Lahu ma fis-samawati wa ma fil-ardh, milik Allah semua yang di langit dan bumi. “Kita butuh air, butuh apa saja, dan itu milik Allah. Dan kita senang, alam semesta ini milik Allah, dzat yang tidak membutuhkan alam. Allah menciptakan air, Allah tak minum. Allah mencipta dan menumbuhkan padi, Allah tak makan. Ia membikin semuanya itu untuk kita, kita yang memanfaatkannya.” Begitu ungkap Gus Baha.

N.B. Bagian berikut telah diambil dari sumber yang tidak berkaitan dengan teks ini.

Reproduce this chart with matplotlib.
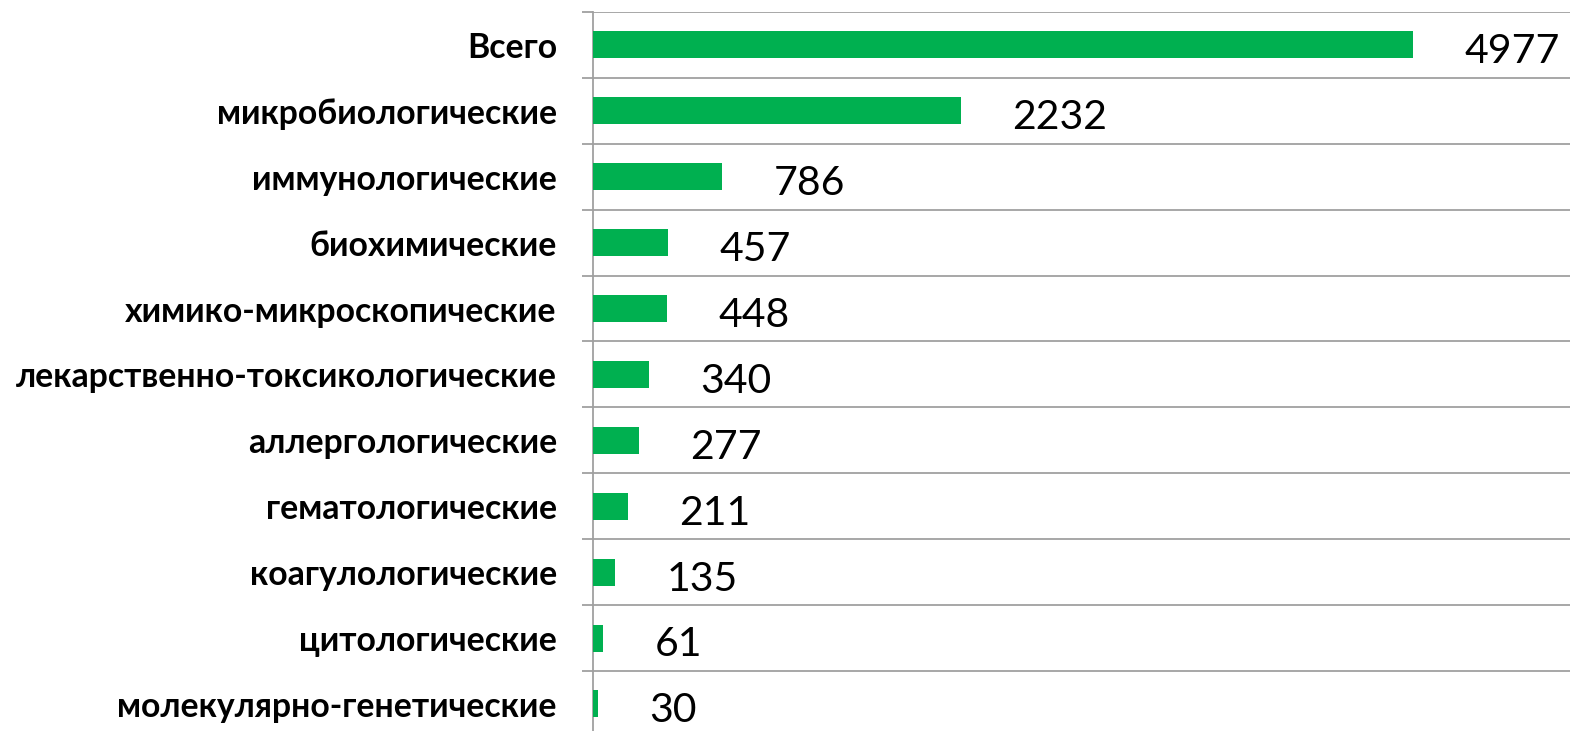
import matplotlib
matplotlib.use("Agg")
import matplotlib.pyplot as plt
import numpy as np

categories = ["Всего", "микробиологические", "иммунологические", "биохимические",
              "химико-микроскопические", "лекарственно-токсикологические",
              "аллергологические", "гематологические", "коагулологические",
              "цитологические", "молекулярно-генетические"]
values = [4977, 2232, 786, 457, 448, 340, 277, 211, 135, 61, 30]

plt.rcParams['font.family'] = ['Lato', 'DejaVu Sans']

W, H = 1570, 731
fig = plt.figure(figsize=(W/100, H/100), dpi=100)
top_px, row_px = 12, 65.9
n = len(categories)
bottom_px = top_px + n*row_px
ax = fig.add_axes([593/W, 1 - bottom_px/H, 1 - 593/W, (bottom_px - top_px)/H])

y = np.arange(n)
ax.barh(y, values, height=0.41, color='#00B050', zorder=3)
ax.set_ylim(n - 0.5, -0.5)
ax.set_xlim(0, 5930)

ax.set_yticks(y)
ax.set_yticklabels(categories, fontsize=24.3, fontweight='bold')
ax.tick_params(axis='y', which='major', length=0, pad=26)
ax.set_yticks(np.arange(n + 1) - 0.5, minor=True)
ax.tick_params(axis='y', which='minor', length=8, color='#A0A0A0', width=1.3)
ax.grid(True, axis='y', which='minor', color='#A0A0A0', linewidth=1.3, zorder=0)
ax.set_xticks([])
for s in ['top', 'right', 'bottom']:
    ax.spines[s].set_visible(False)
ax.spines['left'].set_color('#A0A0A0')
ax.spines['left'].set_linewidth(1.3)

for yi, v in zip(y, values):
    ax.annotate(str(v), xy=(v, yi), xytext=(37, -5), textcoords='offset points',
                ha='left', va='center', fontsize=29.5, color='#000000')

fig.savefig("out.png", dpi=100)
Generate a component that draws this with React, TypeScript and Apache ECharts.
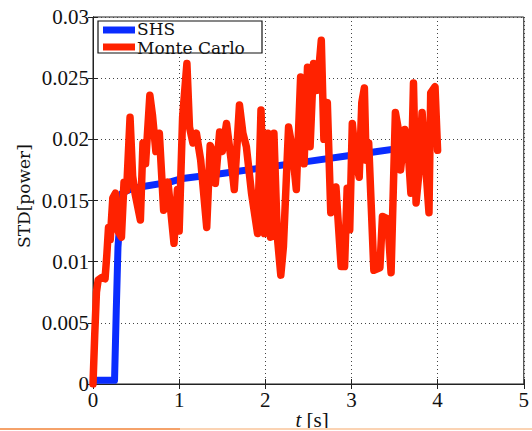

“Bayangkan!” lanjut sang ulama asal Rembang itu. “Jika alam semesta ini dimiliki oleh segelintir dari kita, pasti apa pun kita harus membelinya. Betapa repot akhirnya. Namun, berhubung alam semesta ini milik Allah, maka kita nyaman. Hidup kita jadi tenang bersama dzat yang super dermawan, super segalanya. Tidur kita pun nyenyak.”

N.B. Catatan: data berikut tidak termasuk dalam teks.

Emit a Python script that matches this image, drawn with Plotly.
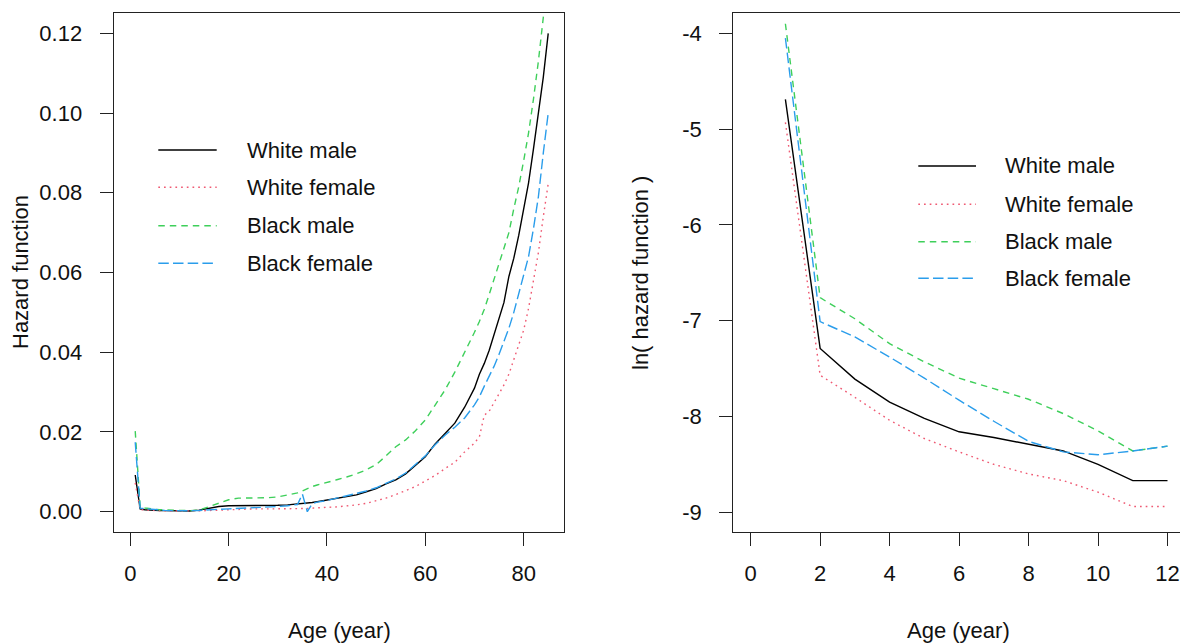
import plotly.graph_objects as go

# ---------------- data ----------------
series_names = ["White male", "White female", "Black male", "Black female"]

ages_left = [1, 2, 3, 4, 5, 6, 7, 8, 9, 10, 11, 12, 14, 16, 18, 20, 22, 25, 28, 30, 32, 34,
             35, 36, 37, 38, 40, 42, 44, 46, 48, 50, 52, 54, 56, 58, 60, 62, 64, 66, 68, 70,
             71, 72, 73, 74, 75, 76, 77, 78, 79, 80, 81, 82, 83, 84, 85]

white_male_h = [0.0092, 0.00068, 0.00050, 0.00039, 0.00033, 0.00029, 0.00027, 0.00025, 0.00023, 0.00020, 0.00017, 0.00017,
                0.0004, 0.0009, 0.0013, 0.0015, 0.0015, 0.0015, 0.0015, 0.0016, 0.0017, 0.0019,
                0.0020, 0.0021, 0.0023, 0.0025,
                0.0029, 0.0033, 0.0037, 0.0042, 0.0050, 0.0058, 0.0070, 0.0080, 0.0095, 0.0116, 0.0138, 0.0170, 0.0196, 0.0222, 0.0262, 0.0310,
                0.0345, 0.0372, 0.0405, 0.0445, 0.0490, 0.0525, 0.0590, 0.0636, 0.0693, 0.0760, 0.0825, 0.0910, 0.0995, 0.1090, 0.1200]

white_female_h = [0.0072, 0.00052, 0.00041, 0.00032, 0.00027, 0.00023, 0.00020, 0.00018, 0.00017, 0.00015, 0.00013, 0.00013,
                  0.0002, 0.0003, 0.0004, 0.0005, 0.0006, 0.0007, 0.0007, 0.0007, 0.0007, 0.0008,
                  0.0008, 0.0008, 0.0009, 0.0010,
                  0.0011, 0.0012, 0.0014, 0.0017, 0.0021, 0.0027, 0.0034, 0.0043, 0.0052, 0.0063, 0.0077, 0.0091, 0.0108, 0.0124, 0.0150, 0.0172,
                  0.0188, 0.0242, 0.0252, 0.0275, 0.0295, 0.0318, 0.0345, 0.0380, 0.0420, 0.0455, 0.0510, 0.0575, 0.0650, 0.0740, 0.0823]

black_male_h = [0.0202, 0.00116, 0.00093, 0.00072, 0.00059, 0.00050, 0.00045, 0.00040, 0.00035, 0.00029, 0.00023, 0.00025,
                0.0004, 0.0012, 0.0022, 0.0030, 0.0034, 0.0034, 0.0035, 0.0037, 0.0042, 0.0047,
                0.0052, 0.0058, 0.0063, 0.0067,
                0.0073, 0.0080, 0.0087, 0.0095, 0.0105, 0.0118, 0.0140, 0.0163, 0.0180, 0.0203, 0.0230, 0.0268, 0.0305, 0.0350, 0.0398, 0.0450,
                0.0477, 0.0508, 0.0545, 0.0585, 0.0625, 0.0660, 0.0700, 0.0760, 0.0815, 0.0880, 0.0950, 0.1035, 0.1130, 0.1240, 0.1360]

black_female_h = [0.0174, 0.00090, 0.00077, 0.00062, 0.00050, 0.00040, 0.00032, 0.00026, 0.00023, 0.00022, 0.00023, 0.00025,
                  0.0003, 0.0005, 0.0006, 0.0007, 0.0008, 0.0009, 0.0011, 0.0013, 0.0015, 0.0018,
                  0.0044, 0.0000, 0.0020, 0.0024,
                  0.0028, 0.0034, 0.0040, 0.0046, 0.0052, 0.0060, 0.0070, 0.0082, 0.0097, 0.0118, 0.0140, 0.0168, 0.0192, 0.0212, 0.0235, 0.0268,
                  0.0288, 0.0315, 0.0340, 0.0365, 0.0395, 0.0425, 0.0460, 0.0500, 0.0545, 0.0595, 0.0640, 0.0710, 0.0790, 0.0900, 0.1000]

ages_right = [1, 2, 3, 4, 5, 6, 7, 8, 9, 10, 11, 12]
white_male_ln = [-4.69, -7.29, -7.61, -7.85, -8.02, -8.16, -8.22, -8.29, -8.36, -8.50, -8.67, -8.67]
white_female_ln = [-4.93, -7.57, -7.80, -8.04, -8.23, -8.37, -8.50, -8.60, -8.67, -8.79, -8.94, -8.94]
black_male_ln = [-3.90, -6.76, -6.98, -7.24, -7.43, -7.60, -7.71, -7.82, -7.97, -8.15, -8.36, -8.31]
black_female_ln = [-4.05, -7.01, -7.17, -7.38, -7.60, -7.83, -8.05, -8.26, -8.37, -8.40, -8.36, -8.31]

left_xticks = [0, 20, 40, 60, 80]
left_yticks = [0.00, 0.02, 0.04, 0.06, 0.08, 0.10, 0.12]
left_ytick_labels = ["0.00", "0.02", "0.04", "0.06", "0.08", "0.10", "0.12"]
right_xticks = [0, 2, 4, 6, 8, 10, 12]
right_yticks = [-9, -8, -7, -6, -5, -4]
right_ytick_labels = ["-9", "-8", "-7", "-6", "-5", "-4"]

# ---------------- styles ----------------
colors = ["#000000", "#EF5A73", "#3ECF5A", "#2A9DEB"]
dashes = ["solid", "1.7px,4px", "6.5px,5px", "10.5px,4.2px"]
LW = 1.4
FONT = "Liberation Sans, Arial, sans-serif"
FS = 22
AX = "#222222"

left_vals = [white_male_h, white_female_h, black_male_h, black_female_h]
right_vals = [white_male_ln, white_female_ln, black_male_ln, black_female_ln]

fig = go.Figure()
for name, vals, c, d in zip(series_names, left_vals, colors, dashes):
    fig.add_trace(go.Scatter(x=ages_left, y=vals, mode="lines", name=name,
                             line=dict(color=c, width=LW, dash=d),
                             xaxis="x", yaxis="y", showlegend=False))
for name, vals, c, d in zip(series_names, right_vals, colors, dashes):
    fig.add_trace(go.Scatter(x=ages_right, y=vals, mode="lines", name=name,
                             line=dict(color=c, width=LW, dash=d),
                             xaxis="x2", yaxis="y2", showlegend=False))

# the page body margin is removed by post_script, so the figure fills the window
W, H = 1180, 643


def px(x):
    return x / W


def py(y):
    return 1 - y / H


ydom = [py(531.7), py(13.3)]

common = dict(showgrid=False, zeroline=False, showline=True, linecolor=AX, linewidth=1.3,
              ticks="outside", ticklen=13, tickwidth=1.3, tickcolor=AX,
              tickfont=dict(family=FONT, size=FS, color="#111111"))

fig.update_layout(
    width=W, height=H,
    margin=dict(l=0, r=0, t=0, b=0),
    paper_bgcolor="white", plot_bgcolor="white",
    font=dict(family=FONT, size=FS, color="#111111"),
    xaxis=dict(domain=[px(113.7), px(564.3)], range=[-3.38, 88.27], tickvals=left_xticks,
               mirror=True, anchor="y", ticklabelstandoff=9, **common),
    yaxis=dict(domain=ydom, range=[-0.00502, 0.12502], tickvals=left_yticks,
               ticktext=left_ytick_labels, mirror=True, anchor="x", ticklabelstandoff=13, **common),
    xaxis2=dict(domain=[px(733.3), 1.0], range=[-0.50, 12.36], tickvals=right_xticks,
                mirror=True, anchor="y2", ticklabelstandoff=9, **common),
    yaxis2=dict(domain=ydom, range=[-9.203, -3.791], tickvals=right_yticks,
                ticktext=right_ytick_labels, mirror=False, anchor="x2", ticklabelstandoff=13, **common),
)

ann = []
shapes = []
# axis titles
ann.append(dict(text="Age (year)", x=px(339), y=py(630), xref="paper", yref="paper",
                xanchor="center", yanchor="middle", showarrow=False))
ann.append(dict(text="Age (year)", x=px(958.8), y=py(630), xref="paper", yref="paper",
                xanchor="center", yanchor="middle", showarrow=False))
ann.append(dict(text="Hazard function", x=px(20), y=py(272), xref="paper", yref="paper",
                xanchor="center", yanchor="middle", textangle=-90, showarrow=False))
ann.append(dict(text="ln( hazard function )", x=px(641), y=py(273), xref="paper", yref="paper",
                xanchor="center", yanchor="middle", textangle=-90, showarrow=False))

# legends (one per panel)
legend_specs = [
    (158.3, 216.7, 245.0, [150.0, 187.3, 225.7, 263.3]),
    (918.3, 976.0, 1003.3, [166.0, 204.2, 241.7, 278.2]),
]
for x0, x1, xt, rows in legend_specs:
    for name, c, d, ry in zip(series_names, colors, dashes, rows):
        yp = py(ry)
        shapes.append(dict(type="line", xref="paper", yref="paper", x0=px(x0), x1=px(x1),
                           y0=yp, y1=yp, line=dict(color=c, width=LW, dash=d)))
        ann.append(dict(text=name, x=px(xt), y=yp, xref="paper", yref="paper",
                        xanchor="left", yanchor="middle", showarrow=False))

fig.update_layout(annotations=ann, shapes=shapes)
fig.write_html(
    "out.html",
    config={"displayModeBar": False},
    post_script="document.body.style.margin='0px';document.body.style.overflow='hidden';",
)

Lalu, man dzal-ladzi yasfa’u ‘indahu illa bi-idznihi, tak satu pun yang mampu memberikan pertolongan kecuali atas izin-Nya. Lantaran Allah yang mencipta, konsekuensi logislah, bahwa yang punya otoritas syafa’at dan otoritas apa pun, itu berkat perkenan Allah.
Ya’lamu ma baina aidihim wa ma khalfahum, Ia Mahatahu segala yang ada di depan dan yang di belakang mereka. Sehingga, betapa nyamanlah akhirnya kita, yang berasa selalu dalam pengawasan-Nya.
Gus Baha mendetailkan penjelasan, “Bagaimana jadinya sekira yang lemah macam kita ini tidak dalam pengawasan Allah. Sebagai misal, kita punya anak kecil. Tentu sang anak akan merasa tak nyaman bermain, selagi kita tak melihatnya. Karena dia tahu, ada hal-hal yang tak bisa ia capai, dan ia butuh kita untuk membantu mencapainya.
Jadi anak kecil itu suka bermain, dan senang jika kita perhatikan. Pun demikian kita, berasa bahagia, berada dalam kampung dunia, yang milik Allah, dan Ia benar-benar memperhatikan kita, bahkan mengerti kebutuhan kita.”
Lantas, wa la yuhithuna bisyai’im min ‘ilmihi illa bima sya, tidak ada yang dapat meraih sebagian ilmu-Nya kecuali atas izin-Nya. Betapa kita tak akan berilmu, kecuali dengan kadar yang dikehendaki Allah. Betapa kita ini akan selalu sebagai objek, memperoleh ilmu juga berkat Allah. Mendapat rezeki, juga karena Allah. Singkatnya, kita adalah makhluk, berstatus penerima. Sementara Allah adalah khalik, sang pemberi.
Berikut, wasi’a kursiyuhus samawati wal-ardh, singgasana-Nya mencakup langit dan bumi. Wa la ya’uduhu hifzuhuma wa huwal ‘aliyyul ‘azim, ketika alam semesta sedemikian besar ini, ternyata Allah tidak pernah lelah mengurusinya.
“Semenjak Adam hingga sekarang, matahari itu ajek begitu. Terbit dari sebelah timur, dan tenggelam di sebelah barat. Masih tetap aman hingga saat ini, belum ada kerusakan. Padahal PLN saja tidak bisa menjamin dalam setahun tak ada gangguan atau kerusakan jaringan listrik. Kalian tak pernah memikirkan hal ini bukan? Ya, memang bukan wali sih.” jelas Gus Baha, dibarengi serempak tawa dari jamaah.